JAKARTA, IndonesiaVoice.com – Jaringan Pemerhati Industri dan Perdagangan (JPIP) mengapresiasi terobosan pemerintah mengeluarkan PP No.9 Tahun 2018 dimana kewenangan garam konsumsi yang diproduksi oleh para petani garam ditangani Kementerian Perikanan dan Kelautan, sedangkan kebutuhan garam industri ditangani Kementerian Perindustrian.
Kendati begitu, menurut Ketua Penelitian dan Pengembangan DPP JPIP, Heroe Wiedjatmiko, munculnya PP No.9 Tahun 2018 di tahun politik ini, ternyata menimbulkan beberapa isu yang meresahkan masyarakat terutama para petani garam pelaku usaha garam, asosiasi terkait dan industri pengguna garam. Isu seksi ini ‘digoreng’ sedemikian rupa oleh beberapa oknum untuk kepentingan politik mereka.
“Isu pertama yang dimunculkan bahwa impor garam industri menghancurkan petani garam lokal. Isu kedua bahwa ada mafia dalam impor garam. Kedua isu inilah yang ‘digoreng’,” urai Heroe dalam jumpa pers di Jakarta, Jumat, (13/4).
Heroe membeberkan tahun lalu memang telah terjadi penyelewengan garam industri yang dipakai untuk garam konsumsi yang dilakukan oleh Direktur Utama PT Garam.
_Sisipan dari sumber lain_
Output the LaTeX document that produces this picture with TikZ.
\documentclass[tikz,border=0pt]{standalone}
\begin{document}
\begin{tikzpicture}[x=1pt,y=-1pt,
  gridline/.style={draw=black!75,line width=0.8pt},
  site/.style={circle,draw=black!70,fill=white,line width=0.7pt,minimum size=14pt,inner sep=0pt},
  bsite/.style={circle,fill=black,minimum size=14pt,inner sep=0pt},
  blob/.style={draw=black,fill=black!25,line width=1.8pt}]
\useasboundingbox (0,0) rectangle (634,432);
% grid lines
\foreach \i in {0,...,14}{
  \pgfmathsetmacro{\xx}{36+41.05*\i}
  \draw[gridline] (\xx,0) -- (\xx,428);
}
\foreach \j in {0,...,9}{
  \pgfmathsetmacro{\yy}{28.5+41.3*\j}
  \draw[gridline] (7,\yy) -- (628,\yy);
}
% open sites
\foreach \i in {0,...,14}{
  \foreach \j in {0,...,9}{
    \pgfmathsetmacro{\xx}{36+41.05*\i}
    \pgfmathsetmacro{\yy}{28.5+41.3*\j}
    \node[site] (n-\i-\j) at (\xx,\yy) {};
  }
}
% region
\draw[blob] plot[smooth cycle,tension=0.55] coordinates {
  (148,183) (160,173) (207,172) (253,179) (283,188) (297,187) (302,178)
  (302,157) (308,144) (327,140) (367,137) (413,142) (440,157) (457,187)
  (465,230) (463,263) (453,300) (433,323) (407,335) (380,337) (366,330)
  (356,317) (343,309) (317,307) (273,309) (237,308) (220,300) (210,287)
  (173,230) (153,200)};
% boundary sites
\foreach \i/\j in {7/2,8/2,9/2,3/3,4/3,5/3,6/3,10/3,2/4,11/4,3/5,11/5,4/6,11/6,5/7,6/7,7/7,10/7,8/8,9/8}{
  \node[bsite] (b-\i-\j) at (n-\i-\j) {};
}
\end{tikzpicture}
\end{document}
Berawal dari kondisi tahun lalu dimana terjadi paceklik untuk garam konsumsi. PT Garam diizinkan untuk impor garam konsumsi. Namun, PT Garam justru impor garam industri (harga Rp.500 per Kg) yang kemudian spesifikasi paketnya diubah menjadi garam konsumsi (harga Rp. 2000 s/d 2500 per Kg) dengan cap ‘Made Indonesia’ lalu dijual kepada masyarakat.
“Itu jelas-jelas menghancurkan harga garam khususnya bagi petani garam lokal,” tandas dia.